From the Maundy Thursday liturgy in the Liber Usualis:
At the end of each Psalm of Matins and of Lauds, one of the 15 candles is extinguished on the triangular candlestick before the altar, the candle at the top being left lighted.
(Then follows many pages of chants for Matins and Lauds.. After Traditor autem dedit eis signum... the following is provided..)
Fourteen of the candles on the triangular candlestick having been extinguished as has already been explained, the one at the top of the triangle alone remains lighted. During the Canticle Benedictus, the six candles on the altar are likewise extinguished one by one, from each side alternately, at every second verse, so that by the last verse all are extinguished. All other lights and lamps in the church are also put out. During the repetition of the Antiphon Taditor, the lighted candle is taken from the top of the candlestick and hidden behind the altar at the Epistle side.

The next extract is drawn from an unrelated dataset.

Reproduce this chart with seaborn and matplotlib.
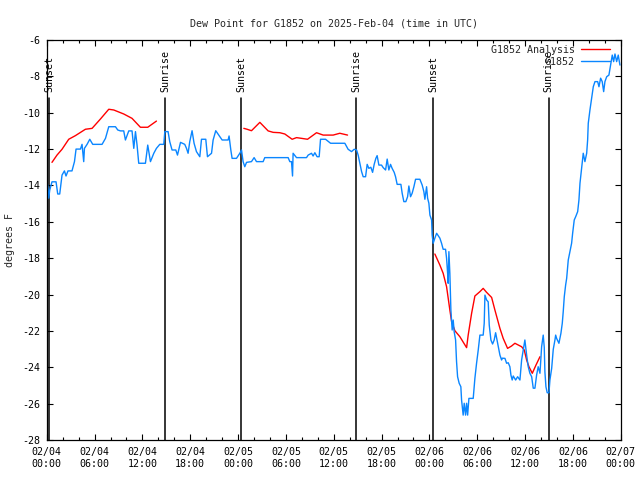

There is no other time in the Liturgical year where there is so many differences in the daily and weekly norm of what happens at Mass, as during the Triduum of Holy Week. This USED to be from Maundy Thursday morning to Easter Sunday morning, but one of the changes that came with Bugnini was to move that to Thursday EVENING and extend it to Sunday EVENING. Why? No reason was ever given, like the other numerous changes: no good reason was ever given -- it was change for the sake of change, ostensibly because change is good.
Keep in mind, that the wreckovation foisted upon the Church in the name of the (unclean) "spirit of Vatican II" began with tampering with Holy Week, and it happened under the watch of Pope Pius XII. He appointed the Freemason Anibale Bugnini to his position of power in the newly established office of Liturgical Reform, as its Secretary. One change after another came down the pike, and after about 1954, change became the norm. Nobody knew what wild innovation was going to be demanded of them from one day to the next. Everything was in 'FLUX' as the ancient philosophers would say.
It is a spirit of worldliness that demands updating, new models, renovation, remodeling, renewal, reform and change. To "keep up with the Joneses" you have to have the latest model of car and the newest style of clothing. So Newchurch is trying harder to keep up with the Lutherans and the Pres-byterians than it is trying to hang on to Sacred Tradition.
It's out with the old and in with the new. So don't be surprised if you find that it's hard to learn what candles are for. We use electric candles now, don'tcha know? You put a quarter in the slot and push a button and the flickering electric imitation flame lights up, and your insurance premiums go down.
You're making money! Must be doing SOMETHING right!